Cada año, por estas fechas, ocurre un fenómeno curioso, como es la coincidencia de la llegada de la primavera y la celebración del Día Mundial de la Poesía. Entre el despertar incipiente de los azahares y las lluvias propias de la estación, estos días es inevitable meditar sobre la profunda conexión entre ambas. Me atrevería a decir que no podría existir poesía sin primavera, pero tampoco esta estación alcanzaría toda su plenitud sin el canto lírico que, a lo largo del tiempo, ha sabido evocarla.
La "niña primavera", como bien llegó a definirla Juan Ramón Jiménez, ha sido siempre símbolo del renacer de la naturaleza, pero también del despertar de emociones y sensaciones, una tarea profundamente vinculada a la poesía. Luis Cernuda, en su extraordinaria obra Ocnos, la describía como "loca y generosa", una estación que convoca a los sentidos y al corazón. Y es que, al igual que la tierra se llena de brotes nuevos y los días se alargan, nuestro cuerpo parece también despertar del letargo invernal.
Nos sentimos invadidos por una energía renovada, una luz que nos envuelve con otra intensidad y, el amor, eterno cómplice de la primavera, despierta con la misma fuerza con la que florecen los campos. Parece que aquel manido dicho de "la primavera la sangre altera" se hace realidad bajo las luces del tibio sol sevillano. Si no, que se lo digan al bueno de Rafael Montesinos, cuando escribía aquello de: "En primavera / te vi / por vez primera. / ¿Sería / que eras tú la primavera? / Sí; / eso sería".
Pero la primavera no es solo explosión de vida y color. También puede ser un tiempo de recogimiento, de contemplación y de búsqueda interior. Así como la naturaleza se renueva, este cambio de ciclo invita a repensarnos, a hacer florecer pensamientos que el invierno mantenía adormecidos. Quizás ese sea el gran secreto de la primavera, aquel que Federico García Lorca confesaba no poder revelar, ni siquiera queriéndolo, en su poema Idilio.
En este proceso, la poesía se convierte en el mejor refugio, en ese "pequeño pueblo en armas contra la soledad" del que hablaba Javier Egea en su Poética. A través de los versos de un poema, como la fresca brisa primaveral, nos adentramos en preguntas sin respuesta, nos aventuramos a dialogar con nuestras emociones y buscamos entre palabras intrincadas encontrar sentido en el constante renacer de todo lo que somos.

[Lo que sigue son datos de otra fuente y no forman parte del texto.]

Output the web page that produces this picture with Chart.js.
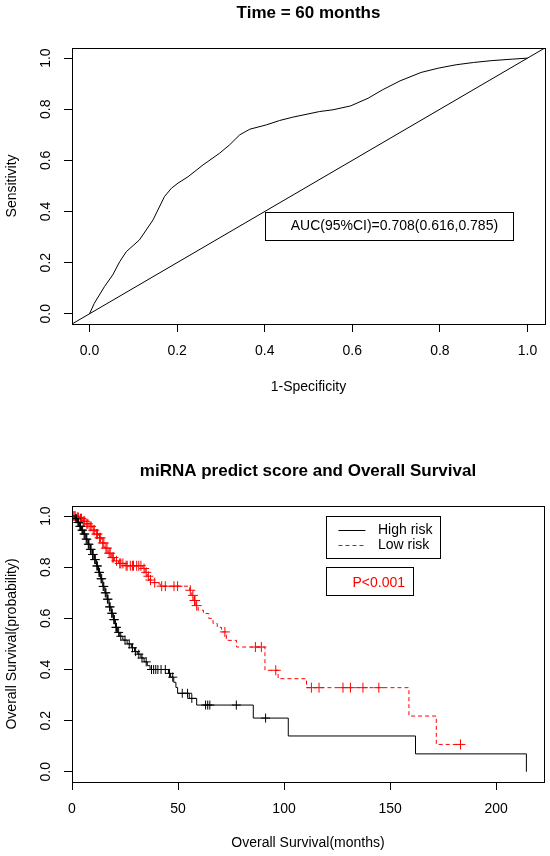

En otros momentos, acudimos a la lírica en busca de esa chispa de esperanza capaz de inundar el alma y devolvernos la ilusión perdida. Así lo suspiraba el propio Antonio Machado, cuando en las postrimerías de la vida de su joven esposa, Leonor Izquierdo, escribía en el final de su poema A un Olmo Seco aquello de: "Mi corazón espera / también, hacia la luz y hacia la vida, / otro milagro de la primavera". Porque es indudable que la poesía posee ese "poder mágico que consuela de la vida", como diría Luis Cernuda.
En este tiempo vertiginoso y cambiante que habitamos, marcado por el ruido y la prisa, la poesía -como la primavera- resiste con su propio ritmo y su particular belleza. Frente al vértigo de lo efímero, nos brinda un espacio de contemplación, una pausa necesaria donde la palabra recobra su fuerza y el tiempo parece dilatarse. A veces, un solo verso es capaz de contener toda una vida, del mismo modo que, como decía Antonio Gala, todas las primaveras pueden caber en una rosa. Es en la poesía donde aún podemos escuchar lo que callamos, intuir lo que no sabemos nombrar y, acaso, reencontrarnos con lo más hondo de nosotros mismos. Porque como dijera Gustavo Adolfo Bécquer, "mientras haya en el mundo primavera, ¡habrá poesía!".